O jornal libanês Al Mayadeen comparou a intensidade do ataque à bomba atômica sobre Hiroshima, em 1945, causando um tremor semelhante a um terremoto, sentido por moradores locais. Os alvos prioritários parecem ter sido bases militares, como os depósitos de mísseis em Marsahin e Bmalikah, visitados pela reportagem de Opera Mundi.

Em ambos lugares, era significativa a presença de combatentes do Hayat Tahrir al-Sham (HTS), a nova força governista. Os membros do grupo contaram à reportagem que foram alocados naquelas repartições logo após os ataques israelenses.

Pouca coisa havia ficado de pé. O arsenal do antigo regime tinha sido devastado, sobrando apenas algumas munições espalhadas ruínas. No chão, por todos os lados, encontravam-se cartuchos vazios de origem russa, um testemunho do apoio bélico prestado por Moscou ao ex-presidente sírio Bashar al-Assad.

De acordo com o Observatório Sírio para Direitos Humanos (SOHR), nos 10 dias que se seguiram à queda do governo anterior em 8 de dezembro, com a tomada do poder pela coalizão liderada pelo HTS, Israel conduziu cerca de 500 ataques ao território sírio, além de ocupar novas áreas nas Colinas de Golã, violando o acordo de paz assinado em 1974.

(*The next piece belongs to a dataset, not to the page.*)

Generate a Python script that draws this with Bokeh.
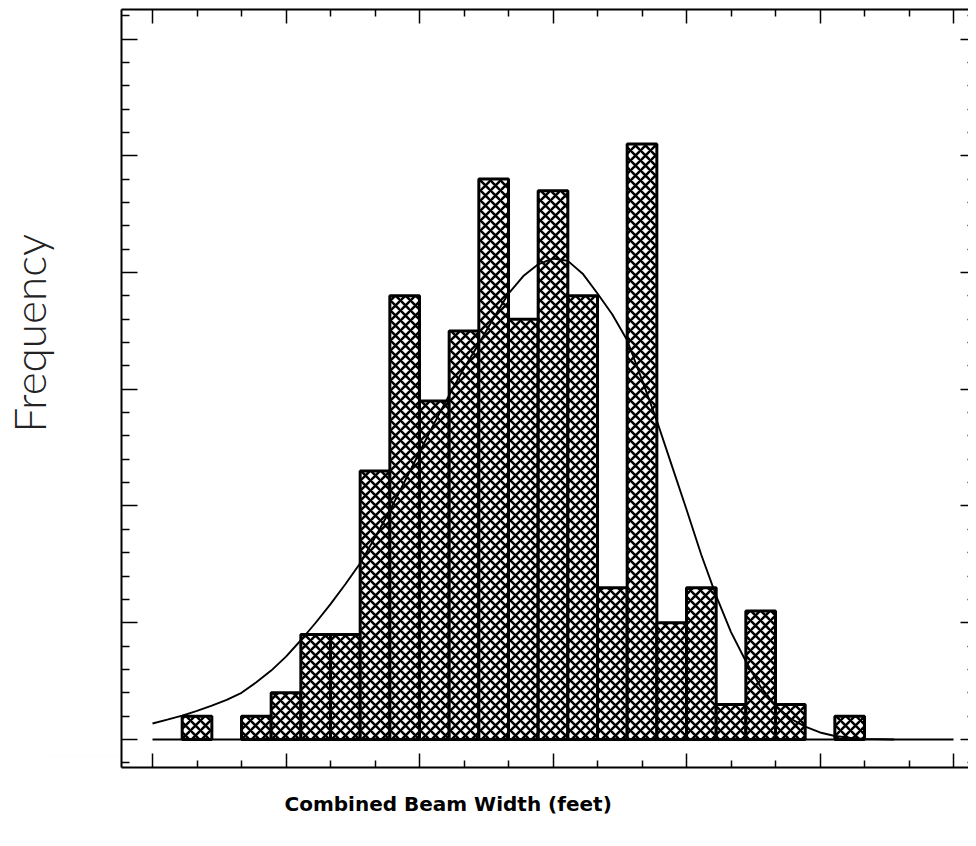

Membros do HTS foram deslocados para região após ataques de Israel; ao lado, projétil russo

“Por que explodem o povo se o governo Assad já foi removido?”, perguntou Ismail Adnan, morador de Marsahin, nos arredores de Tartus, que teve sua casa drasticamente afetada pelos bombardeios das forças israelenses. “Ninguém sabe o que vai acontecer com o HTS no poder, mas os ataques de Israel precisam cessar.”

As agressões militares sionistas agravam o medo sofrido pela população alauíta na região noroeste da Síria. O próprio Assad professa essa confissão religiosa, um ramo do islamismo xiita que é seguido por 11% da população, majoritariamente sunita. Boa parte da elite do antigo regime tem a mesma origem. Os alauítas foram, de certa forma, os protégés do velho governo, desfrutando de regalias e liberdades superiores aos demais grupo religiosos.

Ismail Adnan, morador de Marsahin, teve casa afetada pelos bombardeios de Israel

Com o fim da era Assad, o vácuo de poder está sendo gradualmente ocupado por líderes e militantes do HTS, cujas fileiras são predominantemente relacionadas com o salafismo e o jihadismo, frações do fundamentalismo muçulmano que se fizeram mundialmente famosas com a al-Qaeda e o Estado Islâmico. Esses grupos sempre pregaram e praticaram abertamente a perseguição e a morte de quem não partilhasse suas crenças.

Por isso os alauítas têm medo. Sentem-se vulneráveis. As bombas israelenses reforçam esse sentimento e a percepção de que o novo governo nada fará para socorrê-los se os ataques continuarem.